— Start of Given material —
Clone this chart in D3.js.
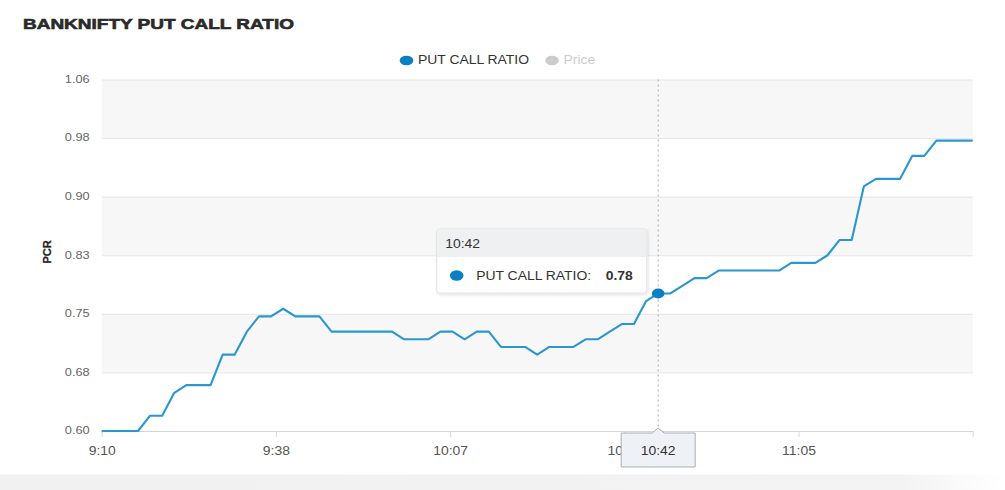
<!DOCTYPE html>
<html><head><meta charset="utf-8">
<script src="https://cdn.jsdelivr.net/npm/d3@7"></script>
<style>
body{margin:0;background:#fff;}
svg{display:block;font-family:"Liberation Sans",Arial,Helvetica,sans-serif;}
</style>
</head><body>
<svg id="c" width="1005" height="490"></svg>
<script>
// ---------- data ----------
const times = ["9:10","9:12","9:14","9:16","9:18","9:20","9:22","9:24","9:26","9:28",
  "9:30","9:32","9:34","9:36","9:38","9:40","9:42","9:44","9:46","9:48",
  "9:50","9:52","9:54","9:56","9:58","10:00","10:02","10:04","10:06","10:08",
  "10:10","10:12","10:14","10:16","10:18","10:20","10:22","10:24","10:26","10:28",
  "10:30","10:32","10:34","10:36","10:38","10:40","10:42","10:44","10:46","10:48",
  "10:50","10:52","10:54","10:56","10:58","11:00","11:02","11:04","11:06","11:08",
  "11:10","11:12","11:14","11:16","11:18","11:20","11:22","11:24","11:26","11:28",
  "11:30","11:32","11:34"];
const pcr = [0.60,0.60,0.60,0.60,0.62,0.62,0.65,0.66,0.66,0.66,
  0.70,0.70,0.73,0.75,0.75,0.76,0.75,0.75,0.75,0.73,
  0.73,0.73,0.73,0.73,0.73,0.72,0.72,0.72,0.73,0.73,
  0.72,0.73,0.73,0.71,0.71,0.71,0.70,0.71,0.71,0.71,
  0.72,0.72,0.73,0.74,0.74,0.77,0.78,0.78,0.79,0.80,
  0.80,0.81,0.81,0.81,0.81,0.81,0.81,0.82,0.82,0.82,
  0.83,0.85,0.85,0.92,0.93,0.93,0.93,0.96,0.96,0.98,
  0.98,0.98,0.98];
const yDomain = [0.60, 1.06];
const yTickLabels = ["0.60","0.68","0.75","0.83","0.90","0.98","1.06"];
const xTickLabels = ["9:10","9:38","10:07","10:36","11:05",""];
const chartTitle = "BANKNIFTY PUT CALL RATIO";
const seriesName = "PUT CALL RATIO";
const hiddenSeriesName = "Price";
const yTitle = "PCR";
const hoverTime = "10:42";

// ---------- setup ----------
const SX = 1.16;
const LINE = "#2b96cf", DOT = "#0a80c4";
const parse = d3.timeParse("%H:%M");
const data = times.map((t, i) => ({t: parse(t), label: t, v: pcr[i]}));
const svg = d3.select("#c");
const m = {l: 101.7, r: 972.7, t: 79.5, b: 431};
const x = d3.scaleTime().domain(d3.extent(data, d => d.t)).range([m.l, m.r]);
const y = d3.scaleLinear().domain(yDomain).range([m.b, m.t]);

function stretch(sel) {
  sel.each(function () {
    const t = d3.select(this);
    const ax = +t.attr("x") || 0;
    const prev = t.attr("transform") || "";
    t.attr("transform", `${prev} translate(${ax},0) scale(${SX},1) translate(${-ax},0)`);
  });
}

const defs = svg.append("defs");
const f = defs.append("filter").attr("id", "sh").attr("x", "-10%").attr("y", "-10%").attr("width", "130%").attr("height", "140%");
f.append("feDropShadow").attr("dx", 1).attr("dy", 1.5).attr("stdDeviation", 1.5)
  .attr("flood-color", "#000").attr("flood-opacity", 0.12);
const g1 = defs.append("linearGradient").attr("id", "bot").attr("x1", 0).attr("x2", 1);
g1.append("stop").attr("offset", "0").attr("stop-color", "#f1f1f1");
g1.append("stop").attr("offset", "0.9").attr("stop-color", "#f3f3f3");
g1.append("stop").attr("offset", "1").attr("stop-color", "#ffffff");

// bottom card shadow strip
svg.append("rect").attr("x", 0).attr("y", 474.5).attr("width", 1005).attr("height", 16).attr("fill", "url(#bot)");

// ---------- y grid + bands ----------
const yTicks = d3.range(yTickLabels.length).map(k => yDomain[0] + k * (yDomain[1] - yDomain[0]) / (yTickLabels.length - 1));
const bands = d3.range(1, yTicks.length - 1, 2);
svg.append("g").selectAll("rect").data(bands).join("rect")
  .attr("x", m.l).attr("width", m.r - m.l)
  .attr("y", k => y(yTicks[k + 1])).attr("height", k => y(yTicks[k]) - y(yTicks[k + 1]))
  .attr("fill", "#f7f7f7");

const yAxis = svg.append("g").attr("transform", `translate(${m.l},0)`)
  .call(d3.axisLeft(y).tickValues(yTicks).tickSize(-(m.r - m.l)).tickPadding(12)
    .tickFormat((d, i) => yTickLabels[i]));
yAxis.select(".domain").remove();
yAxis.selectAll(".tick line").attr("stroke", "#e6e6e6");
yAxis.selectAll(".tick text").attr("fill", "#666").attr("font-size", 11)
  .attr("font-family", "Liberation Sans, Arial, sans-serif").attr("dy", "0.25em").call(stretch);

// ---------- x axis ----------
const [d0, d1] = x.domain();
const xTicks = d3.range(xTickLabels.length).map(k => new Date(+d0 + k * (d1 - d0) / (xTickLabels.length - 1)));
const xAxis = svg.append("g").attr("transform", `translate(0,${m.b})`)
  .call(d3.axisBottom(x).tickValues(xTicks).tickSize(6).tickPadding(9)
    .tickFormat((d, i) => xTickLabels[i]));
xAxis.select(".domain").attr("stroke", "#d6d6d6").attr("d", `M${m.l},0.5H${m.r}`);
xAxis.selectAll(".tick line").attr("stroke", "#d6d6d6");
xAxis.selectAll(".tick text").attr("fill", "#555").attr("font-size", 12)
  .attr("font-family", "Liberation Sans, Arial, sans-serif").call(stretch);

// y title
svg.append("text").attr("transform", `translate(51,252) rotate(-90)`)
  .attr("text-anchor", "middle").attr("font-size", 11).attr("font-weight", "bold")
  .attr("fill", "#222").attr("stroke", "#222").attr("stroke-width", 0.25).text(yTitle);

// ---------- title ----------
svg.append("text").attr("x", 23).attr("y", 29.3).attr("font-size", 14.5).attr("font-weight", "bold")
  .attr("fill", "#2a2a2a").attr("stroke", "#2a2a2a").attr("stroke-width", 0.6)
  .attr("textLength", 271).attr("lengthAdjust", "spacingAndGlyphs").text(chartTitle);

// ---------- legend ----------
const lg = svg.append("g");
lg.append("ellipse").attr("cx", 406.5).attr("cy", 60.5).attr("rx", 6.8).attr("ry", 4.8).attr("fill", DOT);
lg.append("text").attr("x", 418).attr("y", 64.5).attr("font-size", 12).attr("fill", "#333").text(seriesName).call(stretch);
lg.append("ellipse").attr("cx", 552).attr("cy", 60.5).attr("rx", 6.8).attr("ry", 4.8).attr("fill", "#cccccc");
lg.append("text").attr("x", 563.5).attr("y", 64.5).attr("font-size", 12).attr("fill", "#cccccc").text(hiddenSeriesName).call(stretch);

// ---------- crosshair ----------
const hp = data.find(d => d.label === hoverTime);
const hx = x(hp.t), hy = y(hp.v);
svg.append("line").attr("x1", hx).attr("x2", hx).attr("y1", m.t).attr("y2", m.b)
  .attr("stroke", "#a8a8a8").attr("stroke-dasharray", "2,3").attr("stroke-width", 1);

// ---------- line ----------
svg.append("path").datum(data)
  .attr("d", d3.line().x(d => x(d.t)).y(d => y(d.v)))
  .attr("fill", "none").attr("stroke", LINE).attr("stroke-width", 2.1).attr("stroke-linejoin", "round");

// hover marker
svg.append("ellipse").attr("cx", hx).attr("cy", hy).attr("rx", 6.3).attr("ry", 5).attr("fill", DOT);

// ---------- x crosshair label ----------
const cl = svg.append("g");
const bw = 74, bt = m.b + 2, bh = 34;
cl.append("path")
  .attr("d", `M${hx - bw / 2},${bt} H${hx - 6} L${hx},${bt - 5} L${hx + 6},${bt} H${hx + bw / 2} V${bt + bh} H${hx - bw / 2} Z`)
  .attr("fill", "#eef1f5").attr("stroke", "#a9afb8").attr("stroke-width", 1);
cl.append("text").attr("x", hx).attr("y", 455).attr("text-anchor", "middle").attr("font-size", 12)
  .attr("fill", "#333").text(hoverTime).call(stretch);

// ---------- tooltip ----------
const tt = svg.append("g").attr("filter", "url(#sh)");
const tx = hx - 221.5, ty = hy - 64.5, tw = 210, th = 64;
tt.append("rect").attr("x", tx).attr("y", ty).attr("width", tw).attr("height", th).attr("rx", 3)
  .attr("fill", "#fff").attr("stroke", "#e3e3e3");
tt.append("path").attr("d", `M${tx + 0.5},${ty + 28} V${ty + 3} Q${tx + 0.5},${ty + 0.5} ${tx + 3},${ty + 0.5} H${tx + tw - 3} Q${tx + tw - 0.5},${ty + 0.5} ${tx + tw - 0.5},${ty + 3} V${ty + 28} Z`)
  .attr("fill", "#eef0f2");
const ttg = svg.append("g");
ttg.append("text").attr("x", tx + 8.5).attr("y", ty + 19.5).attr("font-size", 12).attr("fill", "#333").text(hoverTime).call(stretch);
ttg.append("ellipse").attr("cx", tx + 20).attr("cy", ty + 46.5).attr("rx", 6.8).attr("ry", 5.2).attr("fill", DOT);
ttg.append("text").attr("x", tx + 39.5).attr("y", ty + 51.5).attr("font-size", 12).attr("fill", "#333").text(seriesName + ":").call(stretch);
ttg.append("text").attr("x", tx + 169).attr("y", ty + 51.5).attr("font-size", 12).attr("font-weight", "bold").attr("fill", "#333")
  .text(d3.format(".2f")(hp.v)).call(stretch);
</script>
</body></html>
— End of Given material —
> Instructions for the task: Using the listing, copy every line where the word "this" shows up.

> Written reply:
Clone this chart in D3.js.
    const t = d3.select(this);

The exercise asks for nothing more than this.